• Requirement
Filter the data for lines with the word "matplotlib", then copy every line so identified.
### Data section
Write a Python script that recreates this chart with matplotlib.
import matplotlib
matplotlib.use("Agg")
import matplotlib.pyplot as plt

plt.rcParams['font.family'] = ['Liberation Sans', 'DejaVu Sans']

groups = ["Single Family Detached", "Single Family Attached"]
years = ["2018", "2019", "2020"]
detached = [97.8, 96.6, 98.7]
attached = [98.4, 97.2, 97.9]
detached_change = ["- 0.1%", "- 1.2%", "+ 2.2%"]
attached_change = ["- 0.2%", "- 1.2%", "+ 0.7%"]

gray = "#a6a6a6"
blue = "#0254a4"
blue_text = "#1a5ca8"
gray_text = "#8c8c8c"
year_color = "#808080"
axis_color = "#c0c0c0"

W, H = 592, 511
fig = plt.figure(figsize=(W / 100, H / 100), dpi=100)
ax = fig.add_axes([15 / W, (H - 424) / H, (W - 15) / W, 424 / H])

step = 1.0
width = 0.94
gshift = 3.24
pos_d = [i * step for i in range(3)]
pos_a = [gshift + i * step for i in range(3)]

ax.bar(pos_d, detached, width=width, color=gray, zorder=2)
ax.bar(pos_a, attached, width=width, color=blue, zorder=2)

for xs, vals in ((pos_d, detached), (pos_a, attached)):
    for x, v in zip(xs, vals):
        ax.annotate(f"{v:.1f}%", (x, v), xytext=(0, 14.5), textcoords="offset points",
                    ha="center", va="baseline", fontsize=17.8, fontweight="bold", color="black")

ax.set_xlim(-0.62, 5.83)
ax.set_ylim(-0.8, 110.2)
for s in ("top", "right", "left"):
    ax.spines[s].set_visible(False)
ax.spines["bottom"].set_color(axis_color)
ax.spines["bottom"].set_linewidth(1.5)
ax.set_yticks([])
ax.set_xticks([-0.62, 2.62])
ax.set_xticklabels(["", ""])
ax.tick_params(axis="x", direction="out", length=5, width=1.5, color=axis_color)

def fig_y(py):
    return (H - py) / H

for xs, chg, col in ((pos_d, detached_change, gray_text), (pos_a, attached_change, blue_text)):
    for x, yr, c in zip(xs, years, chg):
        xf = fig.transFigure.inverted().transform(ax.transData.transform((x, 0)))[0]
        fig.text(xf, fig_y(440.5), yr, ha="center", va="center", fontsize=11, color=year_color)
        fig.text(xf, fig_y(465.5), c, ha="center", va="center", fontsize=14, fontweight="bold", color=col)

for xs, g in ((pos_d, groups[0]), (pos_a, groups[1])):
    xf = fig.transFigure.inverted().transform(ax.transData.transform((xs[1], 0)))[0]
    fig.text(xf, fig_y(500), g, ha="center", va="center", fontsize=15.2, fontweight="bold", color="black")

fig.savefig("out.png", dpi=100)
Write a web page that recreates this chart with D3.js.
######
### Data section
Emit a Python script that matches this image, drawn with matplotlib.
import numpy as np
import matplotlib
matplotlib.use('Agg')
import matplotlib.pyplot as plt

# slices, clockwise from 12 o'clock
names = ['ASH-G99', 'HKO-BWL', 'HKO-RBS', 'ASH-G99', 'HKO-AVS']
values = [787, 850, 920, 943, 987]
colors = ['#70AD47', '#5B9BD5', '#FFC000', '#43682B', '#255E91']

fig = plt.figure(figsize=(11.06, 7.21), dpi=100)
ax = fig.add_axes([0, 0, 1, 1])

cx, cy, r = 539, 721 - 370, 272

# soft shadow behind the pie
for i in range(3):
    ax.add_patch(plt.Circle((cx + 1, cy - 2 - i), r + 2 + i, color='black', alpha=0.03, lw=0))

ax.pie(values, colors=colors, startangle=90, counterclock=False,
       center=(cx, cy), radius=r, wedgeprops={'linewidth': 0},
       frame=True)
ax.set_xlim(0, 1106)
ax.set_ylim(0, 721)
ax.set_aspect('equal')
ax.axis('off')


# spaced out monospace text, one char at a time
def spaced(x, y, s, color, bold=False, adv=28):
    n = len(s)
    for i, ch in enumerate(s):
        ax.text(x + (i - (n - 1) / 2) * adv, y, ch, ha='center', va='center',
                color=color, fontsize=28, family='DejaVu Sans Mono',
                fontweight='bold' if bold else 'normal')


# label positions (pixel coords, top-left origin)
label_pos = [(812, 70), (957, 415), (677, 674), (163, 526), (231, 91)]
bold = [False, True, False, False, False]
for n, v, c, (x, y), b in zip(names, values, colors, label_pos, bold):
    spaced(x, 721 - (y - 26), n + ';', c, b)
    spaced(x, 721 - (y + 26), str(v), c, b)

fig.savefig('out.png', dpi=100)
######
### Data section
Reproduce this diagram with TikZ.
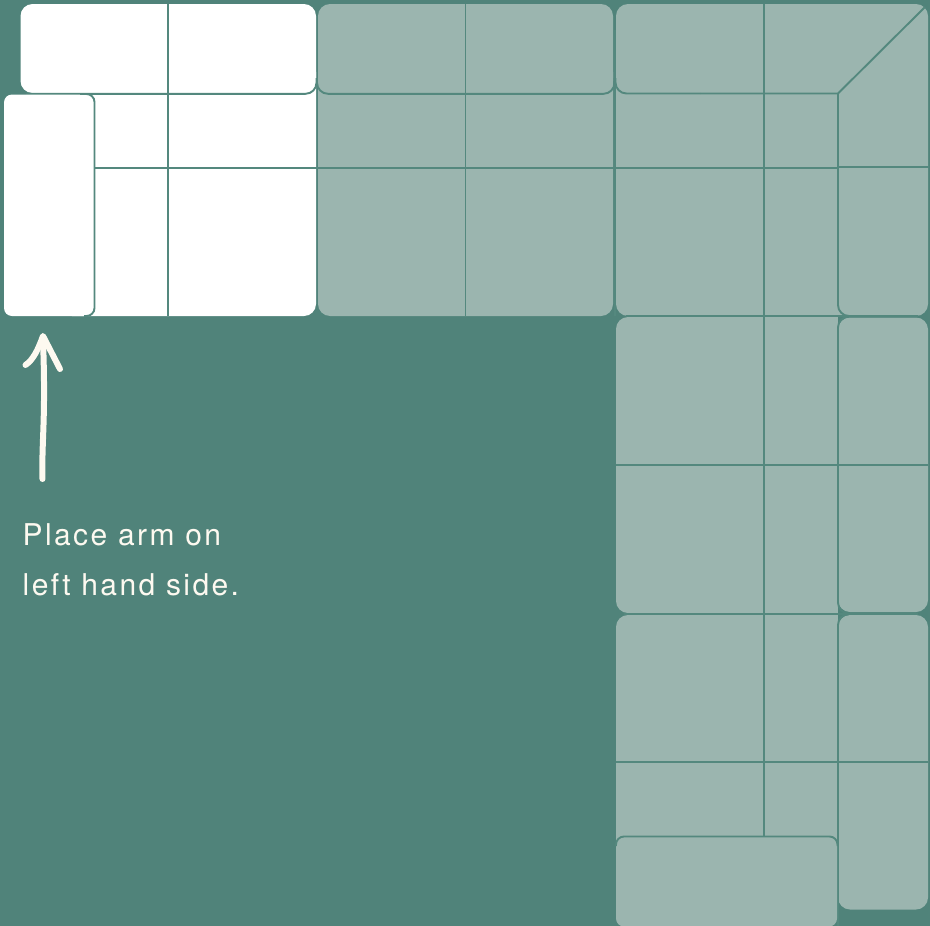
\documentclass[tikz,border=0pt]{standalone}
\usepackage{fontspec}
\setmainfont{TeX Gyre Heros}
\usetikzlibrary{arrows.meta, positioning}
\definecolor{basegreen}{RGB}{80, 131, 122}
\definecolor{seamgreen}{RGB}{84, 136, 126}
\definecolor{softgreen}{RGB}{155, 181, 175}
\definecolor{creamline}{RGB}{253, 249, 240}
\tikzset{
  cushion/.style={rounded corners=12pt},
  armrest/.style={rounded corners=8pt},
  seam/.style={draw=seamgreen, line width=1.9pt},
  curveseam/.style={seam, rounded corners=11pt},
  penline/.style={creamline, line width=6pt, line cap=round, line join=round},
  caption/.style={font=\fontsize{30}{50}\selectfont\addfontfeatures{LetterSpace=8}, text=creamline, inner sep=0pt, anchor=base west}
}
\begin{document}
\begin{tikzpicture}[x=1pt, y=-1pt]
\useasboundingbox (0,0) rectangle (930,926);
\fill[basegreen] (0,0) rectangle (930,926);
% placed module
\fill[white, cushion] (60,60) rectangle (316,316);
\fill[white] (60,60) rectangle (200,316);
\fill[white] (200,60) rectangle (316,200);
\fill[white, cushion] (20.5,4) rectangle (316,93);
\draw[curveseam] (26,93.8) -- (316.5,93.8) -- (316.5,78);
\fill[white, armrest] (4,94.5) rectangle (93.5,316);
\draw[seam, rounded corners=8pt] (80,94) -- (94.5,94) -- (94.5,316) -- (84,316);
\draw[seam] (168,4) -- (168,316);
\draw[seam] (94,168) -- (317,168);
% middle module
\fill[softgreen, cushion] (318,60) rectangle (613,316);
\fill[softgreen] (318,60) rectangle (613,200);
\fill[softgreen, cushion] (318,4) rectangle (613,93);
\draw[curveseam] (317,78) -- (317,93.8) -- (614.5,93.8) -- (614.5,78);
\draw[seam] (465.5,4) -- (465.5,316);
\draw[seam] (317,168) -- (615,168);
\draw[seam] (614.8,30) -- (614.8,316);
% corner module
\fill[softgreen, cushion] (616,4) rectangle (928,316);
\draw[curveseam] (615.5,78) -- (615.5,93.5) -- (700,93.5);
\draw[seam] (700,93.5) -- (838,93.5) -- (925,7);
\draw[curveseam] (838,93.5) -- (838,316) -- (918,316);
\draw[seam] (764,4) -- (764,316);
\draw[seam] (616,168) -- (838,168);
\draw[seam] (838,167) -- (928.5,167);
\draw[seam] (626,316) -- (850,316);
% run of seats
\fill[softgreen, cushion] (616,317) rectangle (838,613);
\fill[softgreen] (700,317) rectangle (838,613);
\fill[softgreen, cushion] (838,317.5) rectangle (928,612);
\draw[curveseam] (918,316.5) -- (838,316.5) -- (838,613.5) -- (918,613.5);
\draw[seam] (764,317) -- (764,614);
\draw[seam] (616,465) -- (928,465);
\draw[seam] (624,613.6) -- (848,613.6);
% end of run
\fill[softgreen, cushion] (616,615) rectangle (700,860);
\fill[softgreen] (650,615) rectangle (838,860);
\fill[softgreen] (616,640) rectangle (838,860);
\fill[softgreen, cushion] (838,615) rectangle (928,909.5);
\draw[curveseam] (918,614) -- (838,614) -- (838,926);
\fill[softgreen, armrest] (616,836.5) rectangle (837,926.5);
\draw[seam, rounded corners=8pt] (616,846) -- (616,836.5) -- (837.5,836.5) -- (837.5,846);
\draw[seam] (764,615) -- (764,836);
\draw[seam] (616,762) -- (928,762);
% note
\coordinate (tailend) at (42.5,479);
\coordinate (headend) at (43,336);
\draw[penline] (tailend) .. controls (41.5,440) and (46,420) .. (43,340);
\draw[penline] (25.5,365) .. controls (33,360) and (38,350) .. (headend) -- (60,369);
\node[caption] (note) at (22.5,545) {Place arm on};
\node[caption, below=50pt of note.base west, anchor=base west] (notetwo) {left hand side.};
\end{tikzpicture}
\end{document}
######
• Correct result
Write a Python script that recreates this chart with matplotlib.
import matplotlib
matplotlib.use("Agg")
import matplotlib.pyplot as plt
Emit a Python script that matches this image, drawn with matplotlib.
import matplotlib
matplotlib.use('Agg')
import matplotlib.pyplot as plt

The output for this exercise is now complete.